## Task prompt
Transcribe the listing verbatim. Do not carry over any pictures.

══ Available data ══

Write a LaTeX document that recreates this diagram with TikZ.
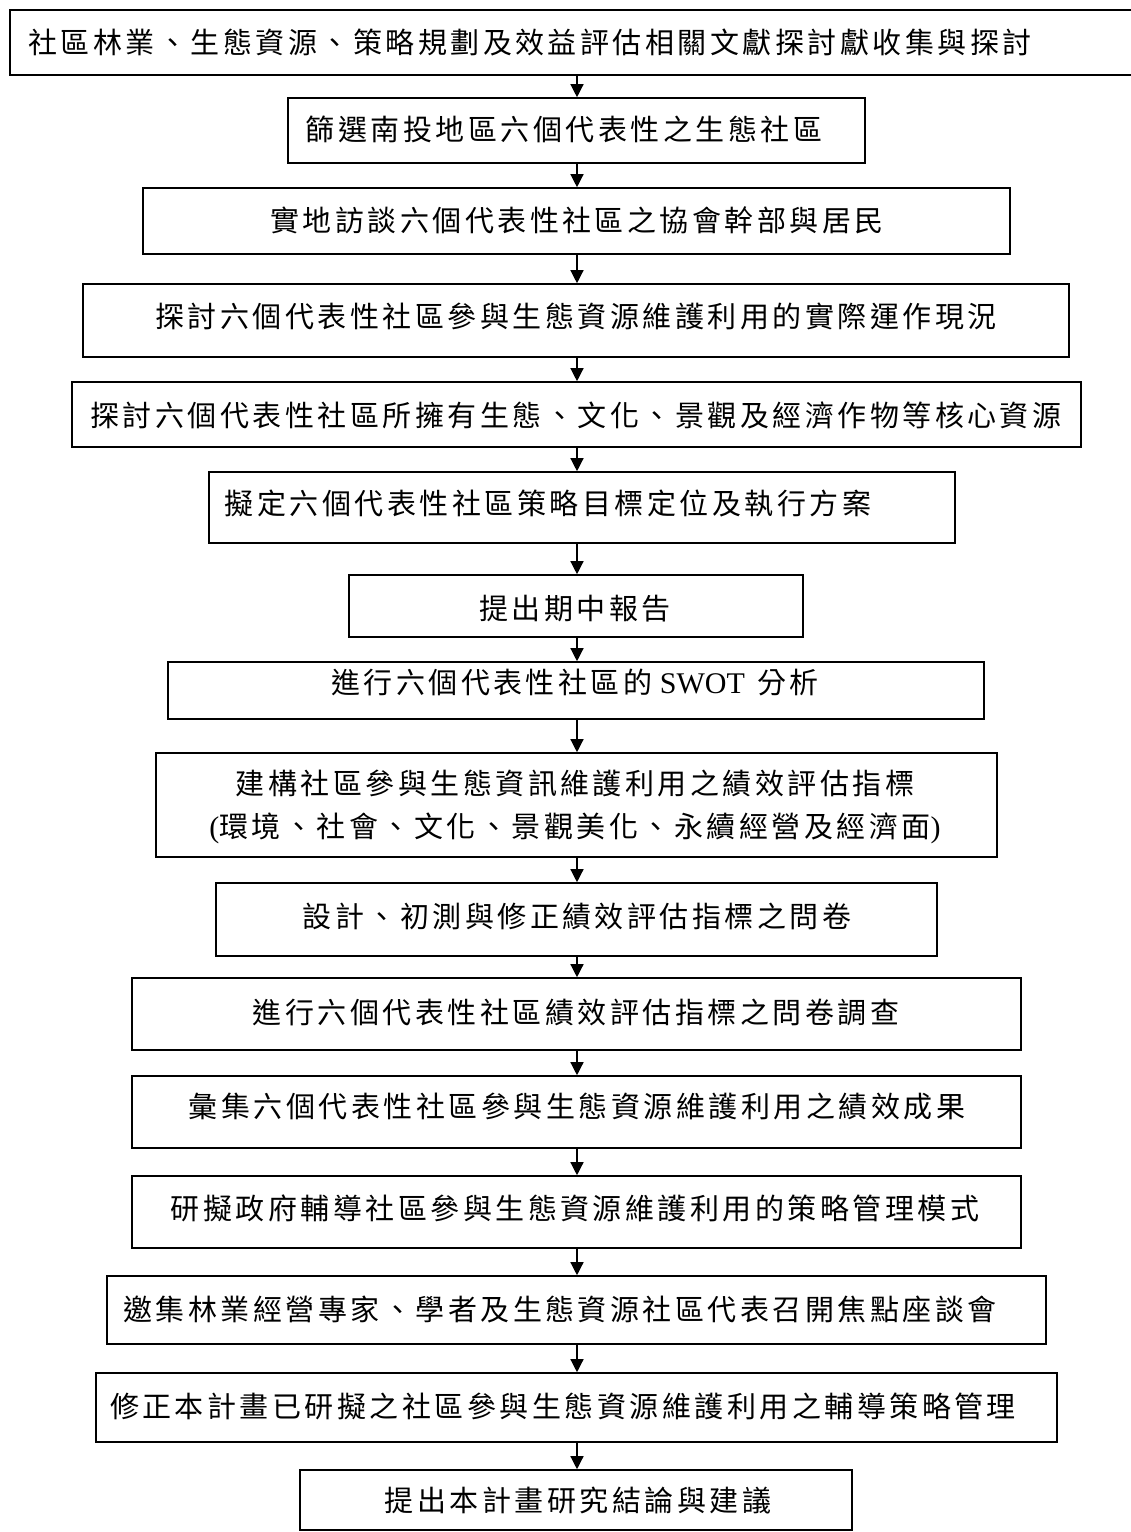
\documentclass[tikz,border=0pt]{standalone}
\usepackage{fontspec}
\setmainfont{Liberation Serif}
\newfontfamily\cjk[LetterSpace=12]{Noto Sans CJK TC}
\usetikzlibrary{arrows.meta}
\tikzset{
  box/.style={draw=black, line width=1.6pt, rectangle, inner sep=0pt},
  txt/.style={inner sep=0pt, font=\fontsize{29pt}{43pt}\selectfont\cjk, align=center},
  arr/.style={line width=1.3pt, -{Triangle[length=13pt,width=13pt]}}
}
\newcommand{\lat}[1]{{\rmfamily\fontsize{30pt}{43pt}\selectfont #1}}
\begin{document}
\begin{tikzpicture}[x=1pt,y=-1pt]
\useasboundingbox (0,0) rectangle (1131,1532);
\coordinate (ax) at (577,0);
% boxes
\node[box, minimum width=1130pt, minimum height=65pt] (b1) at (575,42.5) {};
\node[box, minimum width=577pt, minimum height=65pt] (b2) at (576.5,130.5) {};
\node[box, minimum width=867pt, minimum height=66pt] (b3) at (576.5,221) {};
\node[box, minimum width=986pt, minimum height=73pt] (b4) at (576,320.5) {};
\node[box, minimum width=1009pt, minimum height=65pt] (b5) at (576.5,414.5) {};
\node[box, minimum width=746pt, minimum height=71pt] (b6) at (582,507.5) {};
\node[box, minimum width=454pt, minimum height=62pt] (b7) at (576,606) {};
\node[box, minimum width=816pt, minimum height=57pt] (b8) at (576,690.5) {};
\node[box, minimum width=841pt, minimum height=104pt] (b9) at (576.5,805) {};
\node[box, minimum width=721pt, minimum height=73pt] (b10) at (576.5,919.5) {};
\node[box, minimum width=889pt, minimum height=72pt] (b11) at (576.5,1014) {};
\node[box, minimum width=889pt, minimum height=72pt] (b12) at (576.5,1112) {};
\node[box, minimum width=889pt, minimum height=72pt] (b13) at (576.5,1212) {};
\node[box, minimum width=939pt, minimum height=68pt] (b14) at (576.5,1310) {};
\node[box, minimum width=961pt, minimum height=69pt] (b15) at (576.5,1407.5) {};
\node[box, minimum width=552pt, minimum height=60pt] (b16) at (576,1500) {};
% texts
\node[txt] (t1) at (530,42) {社區林業、生態資源、策略規劃及效益評估相關文獻探討獻收集與探討};
\node[txt] (t2) at (564,129) {篩選南投地區六個代表性之生態社區};
\node[txt] (t3) at (577,220) {實地訪談六個代表性社區之協會幹部與居民};
\node[txt] (t4) at (576,316) {探討六個代表性社區參與生態資源維護利用的實際運作現況};
\node[txt] (t5) at (576,415) {探討六個代表性社區所擁有生態、文化、景觀及經濟作物等核心資源};
\node[txt] (t6) at (548,503) {擬定六個代表性社區策略目標定位及執行方案};
\node[txt] (t7) at (575,609) {提出期中報告};
\node[txt] (t8) at (575,682) {進行六個代表性社區的\lat{\ SWOT\ \,}分析};
\node[txt] (t9) at (575,807) {建構社區參與生態資訊維護利用之績效評估指標\\\lat{(}環境、社會、文化、景觀美化、永續經營及經濟面\lat{)}};
\node[txt] (t10) at (577,916) {設計、初測與修正績效評估指標之問卷};
\node[txt] (t11) at (576,1012) {進行六個代表性社區績效評估指標之問卷調查};
\node[txt] (t12) at (577,1106) {彙集六個代表性社區參與生態資源維護利用之績效成果};
\node[txt] (t13) at (575,1208) {研擬政府輔導社區參與生態資源維護利用的策略管理模式};
\node[txt] (t14) at (560,1309) {邀集林業經營專家、學者及生態資源社區代表召開焦點座談會};
\node[txt] (t15) at (563,1406) {修正本計畫已研擬之社區參與生態資源維護利用之輔導策略管理};
\node[txt] (t16) at (578,1501) {提出本計畫研究結論與建議};
% arrows
\draw[arr] (b1.south -| ax) -- (b2.north -| ax);
\draw[arr] (b2.south -| ax) -- (b3.north -| ax);
\draw[arr] (b3.south -| ax) -- (b4.north -| ax);
\draw[arr] (b4.south -| ax) -- (b5.north -| ax);
\draw[arr] (b5.south -| ax) -- (b6.north -| ax);
\draw[arr] (b6.south -| ax) -- (b7.north -| ax);
\draw[arr] (b7.south -| ax) -- (b8.north -| ax);
\draw[arr] (b8.south -| ax) -- (b9.north -| ax);
\draw[arr] (b9.south -| ax) -- (b10.north -| ax);
\draw[arr] (b10.south -| ax) -- (b11.north -| ax);
\draw[arr] (b11.south -| ax) -- (b12.north -| ax);
\draw[arr] (b12.south -| ax) -- (b13.north -| ax);
\draw[arr] (b13.south -| ax) -- (b14.north -| ax);
\draw[arr] (b14.south -| ax) -- (b15.north -| ax);
\draw[arr] (b15.south -| ax) -- (b16.north -| ax);
\end{tikzpicture}
\end{document}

═══

## The response
Write a LaTeX document that recreates this diagram with TikZ.
\documentclass[tikz,border=0pt]{standalone}
\usepackage{fontspec}
\setmainfont{Liberation Serif}
\newfontfamily\cjk[LetterSpace=12]{Noto Sans CJK TC}
\usetikzlibrary{arrows.meta}
\tikzset{
  box/.style={draw=black, line width=1.6pt, rectangle, inner sep=0pt},
  txt/.style={inner sep=0pt, font=\fontsize{29pt}{43pt}\selectfont\cjk, align=center},
  arr/.style={line width=1.3pt, -{Triangle[length=13pt,width=13pt]}}
}
\newcommand{\lat}[1]{{\rmfamily\fontsize{30pt}{43pt}\selectfont #1}}
\begin{document}
\begin{tikzpicture}[x=1pt,y=-1pt]
\useasboundingbox (0,0) rectangle (1131,1532);
\coordinate (ax) at (577,0);
% boxes
\node[box, minimum width=1130pt, minimum height=65pt] (b1) at (575,42.5) {};
\node[box, minimum width=577pt, minimum height=65pt] (b2) at (576.5,130.5) {};
\node[box, minimum width=867pt, minimum height=66pt] (b3) at (576.5,221) {};
\node[box, minimum width=986pt, minimum height=73pt] (b4) at (576,320.5) {};
\node[box, minimum width=1009pt, minimum height=65pt] (b5) at (576.5,414.5) {};
\node[box, minimum width=746pt, minimum height=71pt] (b6) at (582,507.5) {};
\node[box, minimum width=454pt, minimum height=62pt] (b7) at (576,606) {};
\node[box, minimum width=816pt, minimum height=57pt] (b8) at (576,690.5) {};
\node[box, minimum width=841pt, minimum height=104pt] (b9) at (576.5,805) {};
\node[box, minimum width=721pt, minimum height=73pt] (b10) at (576.5,919.5) {};
\node[box, minimum width=889pt, minimum height=72pt] (b11) at (576.5,1014) {};
\node[box, minimum width=889pt, minimum height=72pt] (b12) at (576.5,1112) {};
\node[box, minimum width=889pt, minimum height=72pt] (b13) at (576.5,1212) {};
\node[box, minimum width=939pt, minimum height=68pt] (b14) at (576.5,1310) {};
\node[box, minimum width=961pt, minimum height=69pt] (b15) at (576.5,1407.5) {};
\node[box, minimum width=552pt, minimum height=60pt] (b16) at (576,1500) {};
% texts
\node[txt] (t1) at (530,42) {社區林業、生態資源、策略規劃及效益評估相關文獻探討獻收集與探討};
\node[txt] (t2) at (564,129) {篩選南投地區六個代表性之生態社區};
\node[txt] (t3) at (577,220) {實地訪談六個代表性社區之協會幹部與居民};
\node[txt] (t4) at (576,316) {探討六個代表性社區參與生態資源維護利用的實際運作現況};
\node[txt] (t5) at (576,415) {探討六個代表性社區所擁有生態、文化、景觀及經濟作物等核心資源};
\node[txt] (t6) at (548,503) {擬定六個代表性社區策略目標定位及執行方案};
\node[txt] (t7) at (575,609) {提出期中報告};
\node[txt] (t8) at (575,682) {進行六個代表性社區的\lat{\ SWOT\ \,}分析};
\node[txt] (t9) at (575,807) {建構社區參與生態資訊維護利用之績效評估指標\\\lat{(}環境、社會、文化、景觀美化、永續經營及經濟面\lat{)}};
\node[txt] (t10) at (577,916) {設計、初測與修正績效評估指標之問卷};
\node[txt] (t11) at (576,1012) {進行六個代表性社區績效評估指標之問卷調查};
\node[txt] (t12) at (577,1106) {彙集六個代表性社區參與生態資源維護利用之績效成果};
\node[txt] (t13) at (575,1208) {研擬政府輔導社區參與生態資源維護利用的策略管理模式};
\node[txt] (t14) at (560,1309) {邀集林業經營專家、學者及生態資源社區代表召開焦點座談會};
\node[txt] (t15) at (563,1406) {修正本計畫已研擬之社區參與生態資源維護利用之輔導策略管理};
\node[txt] (t16) at (578,1501) {提出本計畫研究結論與建議};
% arrows
\draw[arr] (b1.south -| ax) -- (b2.north -| ax);
\draw[arr] (b2.south -| ax) -- (b3.north -| ax);
\draw[arr] (b3.south -| ax) -- (b4.north -| ax);
\draw[arr] (b4.south -| ax) -- (b5.north -| ax);
\draw[arr] (b5.south -| ax) -- (b6.north -| ax);
\draw[arr] (b6.south -| ax) -- (b7.north -| ax);
\draw[arr] (b7.south -| ax) -- (b8.north -| ax);
\draw[arr] (b8.south -| ax) -- (b9.north -| ax);
\draw[arr] (b9.south -| ax) -- (b10.north -| ax);
\draw[arr] (b10.south -| ax) -- (b11.north -| ax);
\draw[arr] (b11.south -| ax) -- (b12.north -| ax);
\draw[arr] (b12.south -| ax) -- (b13.north -| ax);
\draw[arr] (b13.south -| ax) -- (b14.north -| ax);
\draw[arr] (b14.south -| ax) -- (b15.north -| ax);
\draw[arr] (b15.south -| ax) -- (b16.north -| ax);
\end{tikzpicture}
\end{document}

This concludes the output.